Le professeur est particulièrement intéressé par les jeux sérieux. Dans ce type de jeux, le divertissement est secondaire par rapport à des objectifs pédagogiques, idéologiques ou de marketing. On pense à des programmes comme Mécanika, créé pour que des étudiants du secondaire acquièrent un sens intuitif de la mécanique, ou America’s army, un titre développé à grands frais pour promouvoir l’enrôlement dans l’armée américaine.


Un ennemi qui vous veut du bien


 «Notre but est de développer des algorithmes de planification capables de générer automatiquement des scénarios pour qu’un joueur puisse apprendre des concepts importants tout en conservant sa motivation», explique Éric Beaudry. Contrairement à un jeu ou à un tutoriel classique où l’ensemble du parcours est écrit à l’avance, le jeu intelligent détermine à quel moment enseigner quoi à ses utilisateurs.

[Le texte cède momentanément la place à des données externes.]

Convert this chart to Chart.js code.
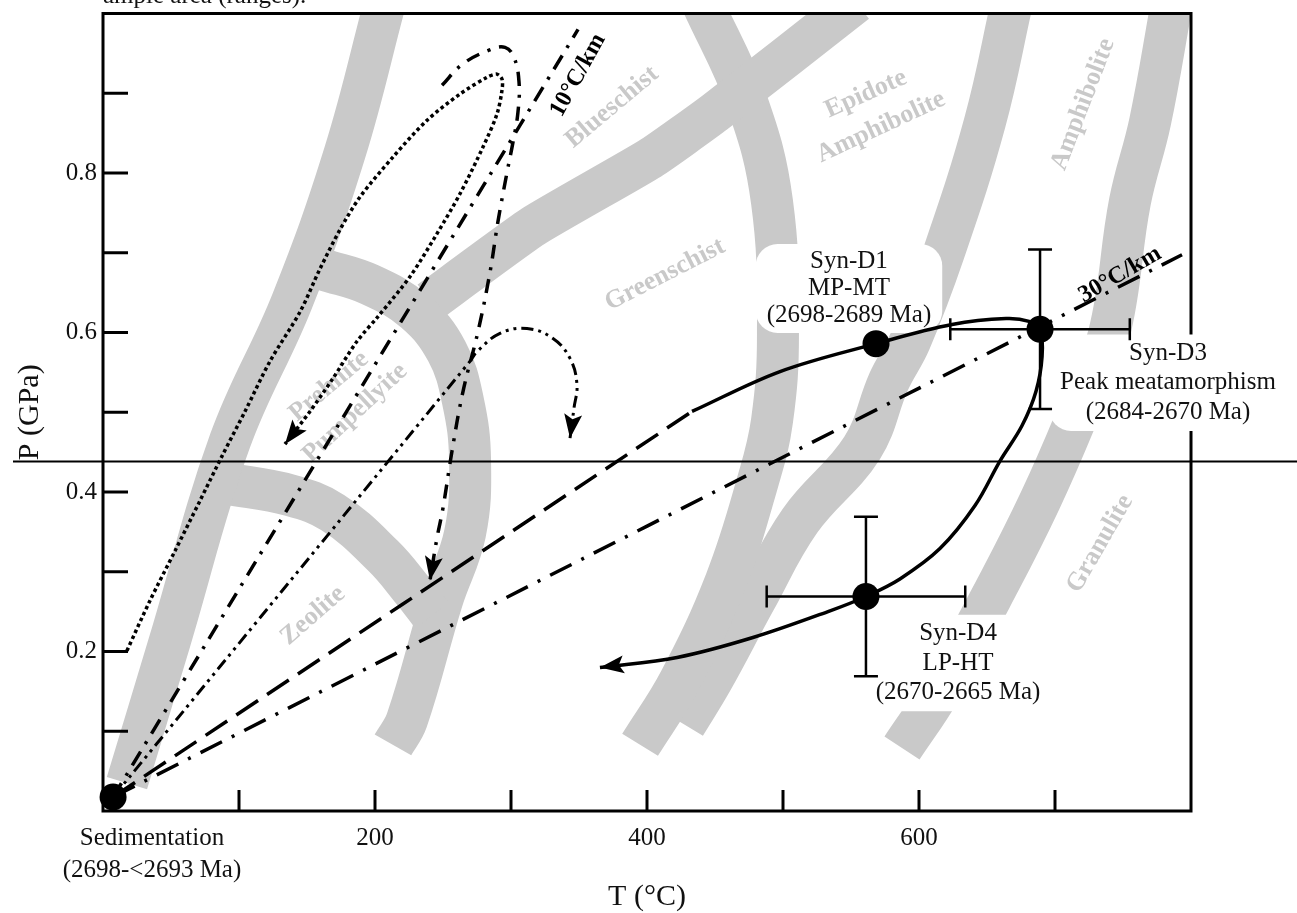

Un peu comme un tuteur s’attelant à corriger les lacunes d’un étudiant, les jeux sérieux aux visées pédagogiques seraient plus efficaces quand ils ciblent les faiblesses des joueurs, croit Éric Beaudry. «Le logiciel doit estimer ce que le joueur a appris et son niveau de motivation, décrit le professeur. Une fois que c’est fait, l’intelligence artificielle oriente le jeu de façon à amener le joueur vers certaines situations.» Bien que le concept semble relativement simple, son exécution place le logiciel sur la corde raide : le scénario généré doit comporter suffisamment d’épreuves difficiles pour que le joueur assimile les éléments à maîtriser sans toutefois être impitoyable au point de le décourager. Pour créer un modèle permettant d’estimer motivation et apprentissages, Éric Beaudry codirige une étudiante au doctorat en informatique cognitive.


Un moyen, pas une fin


Déjà, le professeur a commencé l’élaboration d’une intelligence artificielle capable d’assumer le rôle de «meilleur ennemi». «Mais, évidemment, il faut un jeu sérieux comme banc d’essai», lance-t-il. Avec une équipe de quatre étudiants, Éric Beaudry a pour projet de créer un jeu simulant le travail de courtier immobilier. «Le joueur devra apprendre à négocier pour obtenir le contrat de vente de maisons, à bien estimer leur prix, à distinguer les acheteurs sérieux des autres. Le but est de pouvoir apprendre grâce au jeu les étapes requises pour vendre ou acheter une maison.» Le joueur sera en compétition avec plusieurs autres agents, tous contrôlés par une intelligence artificielle en mesure d’orienter le scénario.


«Nous voulons savoir si notre approche simplifie la conception des jeux tout en favorisant les apprentissages du joueur, affirme Éric Beaudry. Pour valider nos algorithmes, nous avons besoin non seulement d’un jeu, mais aussi de joueurs.» Le professeur compte recruter plusieurs sujets et tester son jeu avec et sans intelligence artificielle. «Notre but, rappelle-t-il, n’est pas de concevoir un jeu, mais plutôt des algorithmes et des approches. Notre finalité, dans tout ça, c’est la science.»